* [Exercise details] Pictures are not part of the copy. Retype the lines from the first one through the line that contains "72, 55, 40]".

* [Recorded data]
···

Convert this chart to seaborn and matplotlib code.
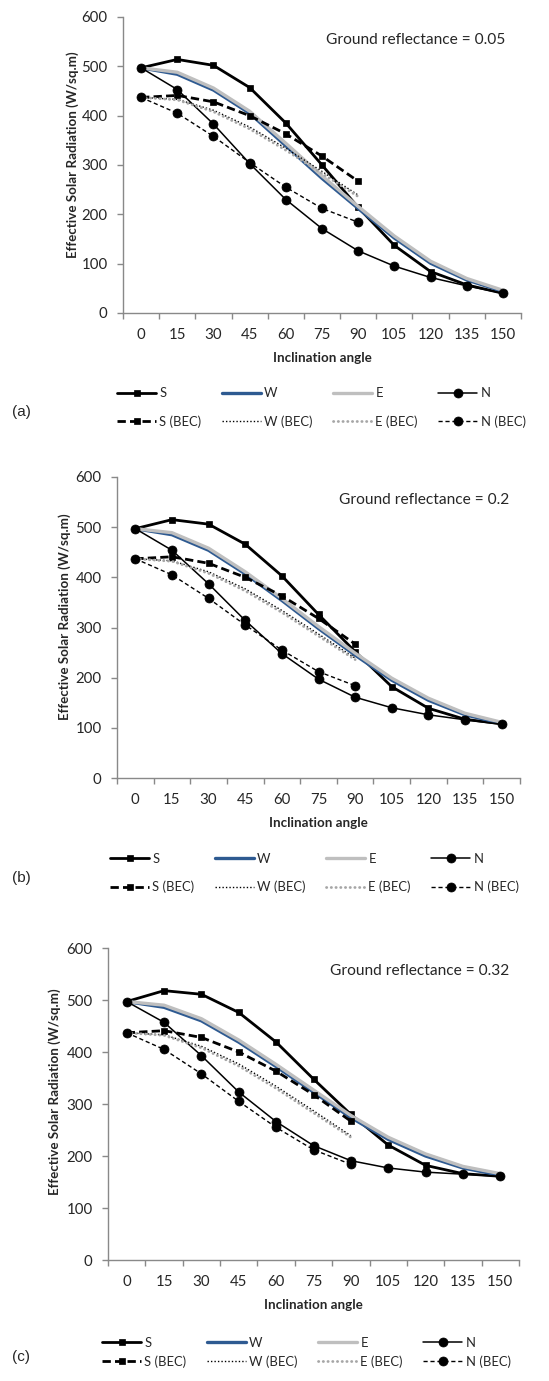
import numpy as np
import matplotlib
matplotlib.use("Agg")
import matplotlib.pyplot as plt
import seaborn as sns

# inclination angles (x categories)
angles = [0, 15, 30, 45, 60, 75, 90, 105, 120, 135, 150]

# (a) ground reflectance 0.05
S_a = [497, 514, 502, 457, 385, 300, 214, 137, 84, 57, 40]
W_a = [497, 484, 452, 405, 339, 273, 212, 152, 101, 67, 44]
E_a = [497, 488, 456, 409, 344, 278, 216, 156, 105, 70, 46]
N_a = [497, 453, 383, 303, 230, 171, 126, 95, 72, 55, 40]

# (b) ground reflectance 0.2
S_b = [497, 515, 506, 466, 403, 326, 252, 182, 139, 117, 108]
W_b = [497, 485, 454, 407, 354, 298, 245, 195, 155, 126, 109]
E_b = [497, 489, 458, 411, 358, 302, 249, 199, 159, 129, 111]
N_b = [497, 454, 387, 314, 248, 197, 161, 140, 126, 116, 107]

# (c) ground reflectance 0.32
S_c = [497, 518, 511, 476, 419, 348, 280, 221, 182, 166, 161]
W_c = [497, 486, 460, 419, 372, 323, 274, 232, 200, 177, 163]
E_c = [497, 490, 464, 423, 376, 327, 278, 236, 204, 180, 166]
N_c = [497, 457, 393, 323, 266, 220, 191, 177, 169, 165, 161]

# BEC reference values (0-90 only, same in all panels)
S_bec = [437, 441, 428, 400, 363, 318, 267]
W_bec = [437, 433, 411, 377, 334, 287, 239]
E_bec = [437, 432, 408, 373, 330, 283, 236]
N_bec = [437, 405, 358, 305, 255, 212, 184]

series_names = ["S", "W", "E", "N", "S (BEC)", "W (BEC)", "E (BEC)", "N (BEC)"]
panels = [
    ("(a)", "Ground reflectance = 0.05", [S_a, W_a, E_a, N_a]),
    ("(b)", "Ground reflectance = 0.2", [S_b, W_b, E_b, N_b]),
    ("(c)", "Ground reflectance = 0.32", [S_c, W_c, E_c, N_c]),
]

styles = {
    "S": dict(color="black", lw=2.0, marker="s", ms=5),
    "W": dict(color="#2E5A91", lw=2.4),
    "E": dict(color="#BFBFBF", lw=2.4),
    "N": dict(color="black", lw=1.1, marker="o", ms=6.5),
    "S (BEC)": dict(color="black", lw=2.0, ls=(0, (3, 1.5)), marker="s", ms=5),
    "W (BEC)": dict(color="black", lw=1.0, ls=(0, (1, 1.5))),
    "E (BEC)": dict(color="#A6A6A6", lw=2.0, ls=(0, (0.1, 1.6)), dash_capstyle="round"),
    "N (BEC)": dict(color="black", lw=1.0, ls=(0, (3, 2)), marker="o", ms=6.5),
}

sns.set_style("ticks")
plt.rcParams["font.family"] = ["Lato", "DejaVu Sans"]

W_PX, H_PX = 549, 1381
fig = plt.figure(figsize=(W_PX / 100, H_PX / 100), dpi=100)

# axes boxes in pixels: left, right, top, bottom
boxes = [(123, 521, 17, 313), (117, 520, 477, 778), (108, 519, 948, 1260)]
ylab_pos = [(-0.126, 0.534), (-0.129, 0.535), (-0.129, 0.54)]
xlab_y = [-0.152, -0.15, -0.144]
note_pos = [(0.96, 0.922), (0.973, 0.924), (0.976, 0.926)]
legend_pos = [(117, 407.5, 1.2), (110, 873, 1.2), (102, 1352.5, 0.5)]
letter_y = [412, 878, 1357]
grey = "#898989"
txt = "#262626"

for i, (letter, note, vals) in enumerate(panels):
    l, r, t, b = boxes[i]
    ax = fig.add_axes([l / W_PX, 1 - b / H_PX, (r - l) / W_PX, (b - t) / H_PX])
    all_vals = vals + [S_bec, W_bec, E_bec, N_bec]
    for name, v in zip(series_names, all_vals):
        st = dict(styles[name])
        st.setdefault("dash_capstyle", "butt")
        c = st["color"]
        sns.lineplot(x=angles[:len(v)], y=v, ax=ax, label=name,
                     markeredgecolor=c, markerfacecolor=c, markeredgewidth=0.5, **st)
    ax.set_xlim(-7.5, 157.5)
    ax.set_ylim(0, 600)
    ax.set_xticks(angles)
    ax.set_xticks(np.arange(-7.5, 160, 15), minor=True)
    ax.set_yticks(np.arange(0, 601, 100))
    ax.tick_params(axis="x", which="major", length=0, pad=11, labelsize=10.8, labelcolor=txt)
    ax.tick_params(axis="x", which="minor", length=4, width=1, color=grey)
    ax.tick_params(axis="y", length=4, width=1, color=grey, pad=7, labelsize=10.8, labelcolor=txt)
    for side in ["top", "right"]:
        ax.spines[side].set_visible(False)
    for side in ["left", "bottom"]:
        ax.spines[side].set_color(grey)
        ax.spines[side].set_linewidth(1)
    ax.set_xlabel("Inclination angle", fontsize=9.6, fontweight="bold")
    ax.set_ylabel("Effective Solar Radiation (W/sq.m)", fontsize=9.6, fontweight="bold")
    ax.xaxis.set_label_coords(0.5, xlab_y[i])
    ax.yaxis.set_label_coords(*ylab_pos[i])
    ax.xaxis.label.set_va("center")
    ax.yaxis.label.set_va("center")
    ax.text(note_pos[i][0], note_pos[i][1], note, transform=ax.transAxes,
            ha="right", va="center", fontsize=11.2, color=txt)

    handles, labels = ax.get_legend_handles_labels()
    ax.get_legend().remove()
    order = [0, 4, 1, 5, 2, 6, 3, 7]
    lx, ly, lsp = legend_pos[i]
    fig.legend([handles[k] for k in order], [labels[k] for k in order], ncol=4,
               loc="center left", bbox_to_anchor=(lx / W_PX, 1 - ly / H_PX),
               frameon=False, borderpad=0, borderaxespad=0, handlelength=3.0,
               handletextpad=0.25, columnspacing=1.55, labelspacing=lsp, fontsize=9.4)
    fig.text(12 / W_PX, 1 - letter_y[i] / H_PX, letter, family="Liberation Sans",
             fontsize=11, va="center", ha="left", color=txt)

fig.savefig("out.png", dpi=100)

···

* [Result of the exercise]
Convert this chart to seaborn and matplotlib code.
import numpy as np
import matplotlib
matplotlib.use("Agg")
import matplotlib.pyplot as plt
import seaborn as sns

# inclination angles (x categories)
angles = [0, 15, 30, 45, 60, 75, 90, 105, 120, 135, 150]

# (a) ground reflectance 0.05
S_a = [497, 514, 502, 457, 385, 300, 214, 137, 84, 57, 40]
W_a = [497, 484, 452, 405, 339, 273, 212, 152, 101, 67, 44]
E_a = [497, 488, 456, 409, 344, 278, 216, 156, 105, 70, 46]
N_a = [497, 453, 383, 303, 230, 171, 126, 95, 72, 55, 40]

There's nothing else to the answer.